- _TASK DIRECTIONS_: In the listing below, locate the line with "Give me the matplotlib source for this chart." and the line with "['<5', '5-10', '>10']]", then output both and everything between them exactly, minus any pictures.

- _Figure scripts_:
════════

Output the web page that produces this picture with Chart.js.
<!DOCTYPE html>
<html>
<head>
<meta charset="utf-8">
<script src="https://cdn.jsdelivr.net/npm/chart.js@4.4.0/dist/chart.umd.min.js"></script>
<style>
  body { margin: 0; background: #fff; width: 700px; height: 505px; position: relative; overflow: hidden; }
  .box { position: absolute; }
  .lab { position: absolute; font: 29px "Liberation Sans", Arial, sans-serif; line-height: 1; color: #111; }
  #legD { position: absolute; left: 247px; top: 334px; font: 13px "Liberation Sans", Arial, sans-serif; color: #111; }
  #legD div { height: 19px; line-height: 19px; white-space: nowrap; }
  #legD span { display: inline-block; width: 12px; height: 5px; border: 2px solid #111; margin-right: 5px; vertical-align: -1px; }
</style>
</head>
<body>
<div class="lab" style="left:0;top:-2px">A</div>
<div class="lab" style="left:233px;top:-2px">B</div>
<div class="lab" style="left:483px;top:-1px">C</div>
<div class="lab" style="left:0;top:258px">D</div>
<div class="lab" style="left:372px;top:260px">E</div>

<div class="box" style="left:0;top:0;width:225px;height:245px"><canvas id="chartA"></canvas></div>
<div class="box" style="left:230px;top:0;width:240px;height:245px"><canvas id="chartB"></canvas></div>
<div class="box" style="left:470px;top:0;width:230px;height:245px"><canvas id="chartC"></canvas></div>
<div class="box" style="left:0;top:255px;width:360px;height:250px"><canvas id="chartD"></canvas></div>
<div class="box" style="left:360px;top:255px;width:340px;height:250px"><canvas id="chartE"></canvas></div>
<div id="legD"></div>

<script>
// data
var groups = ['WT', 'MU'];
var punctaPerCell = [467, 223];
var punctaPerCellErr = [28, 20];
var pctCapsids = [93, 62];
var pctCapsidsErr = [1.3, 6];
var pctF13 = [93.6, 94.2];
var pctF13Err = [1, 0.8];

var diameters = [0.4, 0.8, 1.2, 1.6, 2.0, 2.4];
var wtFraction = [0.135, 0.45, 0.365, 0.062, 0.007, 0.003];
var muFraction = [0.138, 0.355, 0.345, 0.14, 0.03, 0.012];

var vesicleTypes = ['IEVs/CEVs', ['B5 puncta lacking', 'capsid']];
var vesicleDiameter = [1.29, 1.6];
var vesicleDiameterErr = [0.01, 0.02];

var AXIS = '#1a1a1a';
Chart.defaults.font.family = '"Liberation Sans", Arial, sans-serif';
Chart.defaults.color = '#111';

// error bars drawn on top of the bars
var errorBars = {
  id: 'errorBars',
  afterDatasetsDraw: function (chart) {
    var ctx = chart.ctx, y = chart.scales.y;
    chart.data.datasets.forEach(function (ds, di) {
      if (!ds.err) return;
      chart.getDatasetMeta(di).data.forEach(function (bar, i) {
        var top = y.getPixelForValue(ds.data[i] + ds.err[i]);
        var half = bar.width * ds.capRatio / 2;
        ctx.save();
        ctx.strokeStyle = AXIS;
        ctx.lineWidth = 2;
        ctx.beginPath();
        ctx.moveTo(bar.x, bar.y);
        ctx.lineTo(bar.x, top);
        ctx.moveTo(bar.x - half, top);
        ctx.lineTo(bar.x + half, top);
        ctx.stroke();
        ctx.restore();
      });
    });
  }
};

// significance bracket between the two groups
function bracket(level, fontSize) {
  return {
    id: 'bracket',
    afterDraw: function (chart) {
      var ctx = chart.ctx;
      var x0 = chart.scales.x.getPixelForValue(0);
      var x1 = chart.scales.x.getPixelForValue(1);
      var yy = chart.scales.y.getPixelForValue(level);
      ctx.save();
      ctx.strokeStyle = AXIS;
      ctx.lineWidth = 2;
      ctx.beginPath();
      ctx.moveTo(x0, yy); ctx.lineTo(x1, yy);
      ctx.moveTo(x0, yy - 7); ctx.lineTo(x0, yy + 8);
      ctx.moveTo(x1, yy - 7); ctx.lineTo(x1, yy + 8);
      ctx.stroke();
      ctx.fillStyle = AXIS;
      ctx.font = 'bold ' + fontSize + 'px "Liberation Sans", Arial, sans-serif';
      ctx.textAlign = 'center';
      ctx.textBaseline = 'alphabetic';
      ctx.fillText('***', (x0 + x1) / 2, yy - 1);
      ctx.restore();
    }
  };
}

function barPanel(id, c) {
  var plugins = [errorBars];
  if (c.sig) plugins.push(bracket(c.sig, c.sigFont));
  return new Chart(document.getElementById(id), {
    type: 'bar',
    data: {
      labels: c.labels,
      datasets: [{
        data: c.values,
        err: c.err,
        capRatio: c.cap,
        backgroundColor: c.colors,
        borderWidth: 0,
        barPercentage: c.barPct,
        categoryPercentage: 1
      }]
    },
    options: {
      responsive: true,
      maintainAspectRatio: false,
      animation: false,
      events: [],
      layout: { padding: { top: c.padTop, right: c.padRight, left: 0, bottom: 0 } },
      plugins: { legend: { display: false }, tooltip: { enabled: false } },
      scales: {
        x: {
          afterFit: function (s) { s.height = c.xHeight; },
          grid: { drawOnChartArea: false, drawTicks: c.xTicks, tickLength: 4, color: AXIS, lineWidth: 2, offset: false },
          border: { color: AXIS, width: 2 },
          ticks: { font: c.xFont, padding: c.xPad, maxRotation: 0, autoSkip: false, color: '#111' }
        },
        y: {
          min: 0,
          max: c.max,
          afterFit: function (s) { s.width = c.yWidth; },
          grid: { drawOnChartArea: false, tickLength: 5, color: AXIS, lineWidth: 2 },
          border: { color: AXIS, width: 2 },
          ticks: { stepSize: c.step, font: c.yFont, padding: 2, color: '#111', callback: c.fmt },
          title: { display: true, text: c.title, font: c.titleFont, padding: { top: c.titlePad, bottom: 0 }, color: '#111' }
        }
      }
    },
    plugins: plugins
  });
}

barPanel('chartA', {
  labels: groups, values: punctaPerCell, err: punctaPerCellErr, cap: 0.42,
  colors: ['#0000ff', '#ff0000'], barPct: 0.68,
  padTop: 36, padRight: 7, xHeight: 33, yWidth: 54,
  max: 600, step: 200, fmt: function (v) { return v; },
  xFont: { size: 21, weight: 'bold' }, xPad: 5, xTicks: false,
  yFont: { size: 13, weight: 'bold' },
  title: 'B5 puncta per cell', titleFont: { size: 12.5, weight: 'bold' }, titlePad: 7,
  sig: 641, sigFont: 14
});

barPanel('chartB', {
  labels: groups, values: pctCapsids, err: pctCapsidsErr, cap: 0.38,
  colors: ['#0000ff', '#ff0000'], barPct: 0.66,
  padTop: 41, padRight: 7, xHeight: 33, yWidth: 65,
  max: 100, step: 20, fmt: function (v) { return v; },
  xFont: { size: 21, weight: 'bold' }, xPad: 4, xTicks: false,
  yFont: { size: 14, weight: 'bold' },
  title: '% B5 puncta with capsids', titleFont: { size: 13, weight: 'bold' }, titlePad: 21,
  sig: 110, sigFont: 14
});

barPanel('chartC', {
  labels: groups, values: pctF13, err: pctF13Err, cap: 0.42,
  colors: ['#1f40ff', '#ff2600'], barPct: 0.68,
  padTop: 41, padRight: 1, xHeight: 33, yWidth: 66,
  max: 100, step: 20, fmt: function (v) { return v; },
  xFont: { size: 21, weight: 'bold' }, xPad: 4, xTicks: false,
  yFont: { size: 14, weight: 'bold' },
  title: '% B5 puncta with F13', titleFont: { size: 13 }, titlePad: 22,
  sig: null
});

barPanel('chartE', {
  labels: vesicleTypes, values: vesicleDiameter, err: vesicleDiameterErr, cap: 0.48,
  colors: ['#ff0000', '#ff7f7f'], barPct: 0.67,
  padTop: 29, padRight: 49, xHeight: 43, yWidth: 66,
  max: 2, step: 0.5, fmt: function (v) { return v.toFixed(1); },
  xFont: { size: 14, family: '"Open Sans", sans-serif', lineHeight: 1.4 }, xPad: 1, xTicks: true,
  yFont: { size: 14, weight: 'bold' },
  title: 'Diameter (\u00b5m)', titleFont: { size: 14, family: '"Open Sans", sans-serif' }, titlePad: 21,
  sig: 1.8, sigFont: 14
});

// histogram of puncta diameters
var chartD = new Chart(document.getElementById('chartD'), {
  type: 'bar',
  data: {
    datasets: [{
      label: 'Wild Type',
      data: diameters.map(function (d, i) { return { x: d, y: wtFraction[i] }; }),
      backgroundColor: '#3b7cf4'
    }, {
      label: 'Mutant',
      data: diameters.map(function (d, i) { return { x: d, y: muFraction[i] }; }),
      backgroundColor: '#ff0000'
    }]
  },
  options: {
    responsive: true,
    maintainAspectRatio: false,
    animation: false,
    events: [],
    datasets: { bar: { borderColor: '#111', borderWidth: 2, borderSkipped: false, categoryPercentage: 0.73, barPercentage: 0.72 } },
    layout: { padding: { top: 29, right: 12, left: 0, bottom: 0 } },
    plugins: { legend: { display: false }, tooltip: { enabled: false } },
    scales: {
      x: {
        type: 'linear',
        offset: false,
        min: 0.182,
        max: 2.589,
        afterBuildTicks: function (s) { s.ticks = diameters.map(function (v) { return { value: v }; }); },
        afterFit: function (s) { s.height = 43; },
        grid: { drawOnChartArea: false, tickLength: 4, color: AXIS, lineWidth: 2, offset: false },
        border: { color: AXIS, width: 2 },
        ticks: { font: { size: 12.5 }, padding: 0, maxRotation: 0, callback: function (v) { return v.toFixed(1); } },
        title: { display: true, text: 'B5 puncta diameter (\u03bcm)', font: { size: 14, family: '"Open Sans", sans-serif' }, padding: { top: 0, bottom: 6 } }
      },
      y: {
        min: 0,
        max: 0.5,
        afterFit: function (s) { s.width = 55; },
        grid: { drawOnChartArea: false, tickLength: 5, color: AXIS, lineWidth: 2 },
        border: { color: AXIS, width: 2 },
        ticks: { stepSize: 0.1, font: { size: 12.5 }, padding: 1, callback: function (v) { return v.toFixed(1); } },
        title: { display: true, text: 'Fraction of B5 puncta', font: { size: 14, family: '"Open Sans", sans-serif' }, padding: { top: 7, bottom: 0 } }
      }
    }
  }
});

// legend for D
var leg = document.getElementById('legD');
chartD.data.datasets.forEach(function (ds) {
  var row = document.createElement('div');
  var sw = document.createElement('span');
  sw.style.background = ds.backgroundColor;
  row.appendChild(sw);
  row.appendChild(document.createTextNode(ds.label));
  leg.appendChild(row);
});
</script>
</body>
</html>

════════

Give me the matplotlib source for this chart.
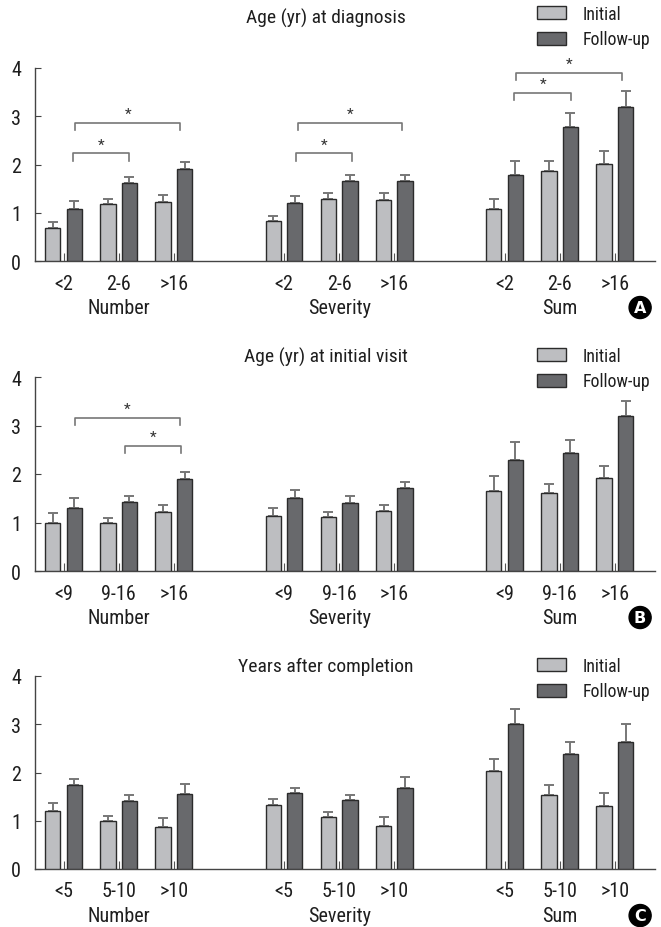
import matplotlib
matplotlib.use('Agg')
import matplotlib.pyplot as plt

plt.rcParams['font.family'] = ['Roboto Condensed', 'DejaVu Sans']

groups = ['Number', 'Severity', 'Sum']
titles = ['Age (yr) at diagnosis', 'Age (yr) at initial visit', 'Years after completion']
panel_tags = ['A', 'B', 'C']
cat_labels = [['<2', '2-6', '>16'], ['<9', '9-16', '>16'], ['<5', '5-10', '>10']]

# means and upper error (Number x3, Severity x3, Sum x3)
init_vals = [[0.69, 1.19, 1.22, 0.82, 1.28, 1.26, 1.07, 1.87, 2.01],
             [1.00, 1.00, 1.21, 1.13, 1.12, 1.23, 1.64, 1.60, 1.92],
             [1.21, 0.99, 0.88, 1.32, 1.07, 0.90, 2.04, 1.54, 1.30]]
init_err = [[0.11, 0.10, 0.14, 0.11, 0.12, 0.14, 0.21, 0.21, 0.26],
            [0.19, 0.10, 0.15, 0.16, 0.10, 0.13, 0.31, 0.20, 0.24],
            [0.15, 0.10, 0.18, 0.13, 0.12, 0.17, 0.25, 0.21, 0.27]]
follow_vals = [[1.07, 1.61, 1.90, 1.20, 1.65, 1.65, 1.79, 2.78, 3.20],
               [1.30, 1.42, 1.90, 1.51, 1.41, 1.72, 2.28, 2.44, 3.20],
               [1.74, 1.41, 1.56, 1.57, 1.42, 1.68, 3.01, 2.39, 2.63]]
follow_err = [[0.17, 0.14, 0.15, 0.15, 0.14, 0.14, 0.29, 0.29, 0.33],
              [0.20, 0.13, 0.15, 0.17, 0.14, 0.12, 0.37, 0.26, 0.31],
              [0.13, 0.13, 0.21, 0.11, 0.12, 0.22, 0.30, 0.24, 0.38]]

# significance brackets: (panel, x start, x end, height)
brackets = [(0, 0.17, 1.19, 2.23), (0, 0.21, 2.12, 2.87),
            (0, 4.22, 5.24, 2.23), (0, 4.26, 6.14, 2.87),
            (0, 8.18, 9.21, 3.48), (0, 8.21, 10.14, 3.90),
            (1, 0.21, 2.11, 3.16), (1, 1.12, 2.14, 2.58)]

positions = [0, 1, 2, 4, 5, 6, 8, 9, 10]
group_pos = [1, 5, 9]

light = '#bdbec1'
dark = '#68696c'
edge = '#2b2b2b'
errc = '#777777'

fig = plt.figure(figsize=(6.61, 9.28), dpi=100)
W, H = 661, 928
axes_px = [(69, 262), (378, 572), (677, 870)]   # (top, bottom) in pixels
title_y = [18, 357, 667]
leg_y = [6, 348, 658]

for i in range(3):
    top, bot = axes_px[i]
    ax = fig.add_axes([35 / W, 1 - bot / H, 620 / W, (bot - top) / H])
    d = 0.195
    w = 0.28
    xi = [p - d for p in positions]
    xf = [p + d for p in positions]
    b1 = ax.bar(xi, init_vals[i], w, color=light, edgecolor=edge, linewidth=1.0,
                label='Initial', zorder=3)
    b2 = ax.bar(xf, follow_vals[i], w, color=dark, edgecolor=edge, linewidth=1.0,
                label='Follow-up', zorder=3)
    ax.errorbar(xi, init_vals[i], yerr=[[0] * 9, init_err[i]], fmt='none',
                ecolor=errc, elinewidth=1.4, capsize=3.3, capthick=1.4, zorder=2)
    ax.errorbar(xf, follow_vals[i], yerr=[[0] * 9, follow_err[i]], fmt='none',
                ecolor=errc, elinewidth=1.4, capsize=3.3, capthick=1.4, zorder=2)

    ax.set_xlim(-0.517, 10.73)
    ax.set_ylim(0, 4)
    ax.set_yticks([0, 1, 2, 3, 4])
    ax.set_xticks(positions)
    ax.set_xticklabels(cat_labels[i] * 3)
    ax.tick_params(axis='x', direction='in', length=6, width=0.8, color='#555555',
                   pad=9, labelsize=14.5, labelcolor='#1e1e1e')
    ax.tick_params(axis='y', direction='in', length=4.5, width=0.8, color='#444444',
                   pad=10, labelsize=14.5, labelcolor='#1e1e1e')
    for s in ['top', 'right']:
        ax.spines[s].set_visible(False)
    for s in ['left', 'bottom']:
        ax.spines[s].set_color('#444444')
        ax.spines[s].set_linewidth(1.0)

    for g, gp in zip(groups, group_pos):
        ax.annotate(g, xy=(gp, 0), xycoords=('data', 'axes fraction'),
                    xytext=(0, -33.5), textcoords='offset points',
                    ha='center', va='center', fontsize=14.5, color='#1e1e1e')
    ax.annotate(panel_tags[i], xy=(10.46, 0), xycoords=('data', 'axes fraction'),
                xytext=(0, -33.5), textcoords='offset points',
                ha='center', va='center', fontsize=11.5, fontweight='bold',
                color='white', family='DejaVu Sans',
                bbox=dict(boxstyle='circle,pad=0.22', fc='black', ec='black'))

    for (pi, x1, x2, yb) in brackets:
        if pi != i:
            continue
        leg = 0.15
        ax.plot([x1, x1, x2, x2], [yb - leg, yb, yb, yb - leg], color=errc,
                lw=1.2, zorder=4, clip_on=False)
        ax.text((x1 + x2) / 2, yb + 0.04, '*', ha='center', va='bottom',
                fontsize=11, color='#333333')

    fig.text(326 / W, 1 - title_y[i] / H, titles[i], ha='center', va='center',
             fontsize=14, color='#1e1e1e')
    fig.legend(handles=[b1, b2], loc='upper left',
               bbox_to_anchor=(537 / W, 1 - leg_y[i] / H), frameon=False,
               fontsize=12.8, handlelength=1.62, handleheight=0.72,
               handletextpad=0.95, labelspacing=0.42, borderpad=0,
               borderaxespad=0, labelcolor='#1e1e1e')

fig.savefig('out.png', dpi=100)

════════

- _EXPECTED OUTPUT_:
Give me the matplotlib source for this chart.
import matplotlib
matplotlib.use('Agg')
import matplotlib.pyplot as plt

plt.rcParams['font.family'] = ['Roboto Condensed', 'DejaVu Sans']

groups = ['Number', 'Severity', 'Sum']
titles = ['Age (yr) at diagnosis', 'Age (yr) at initial visit', 'Years after completion']
panel_tags = ['A', 'B', 'C']
cat_labels = [['<2', '2-6', '>16'], ['<9', '9-16', '>16'], ['<5', '5-10', '>10']]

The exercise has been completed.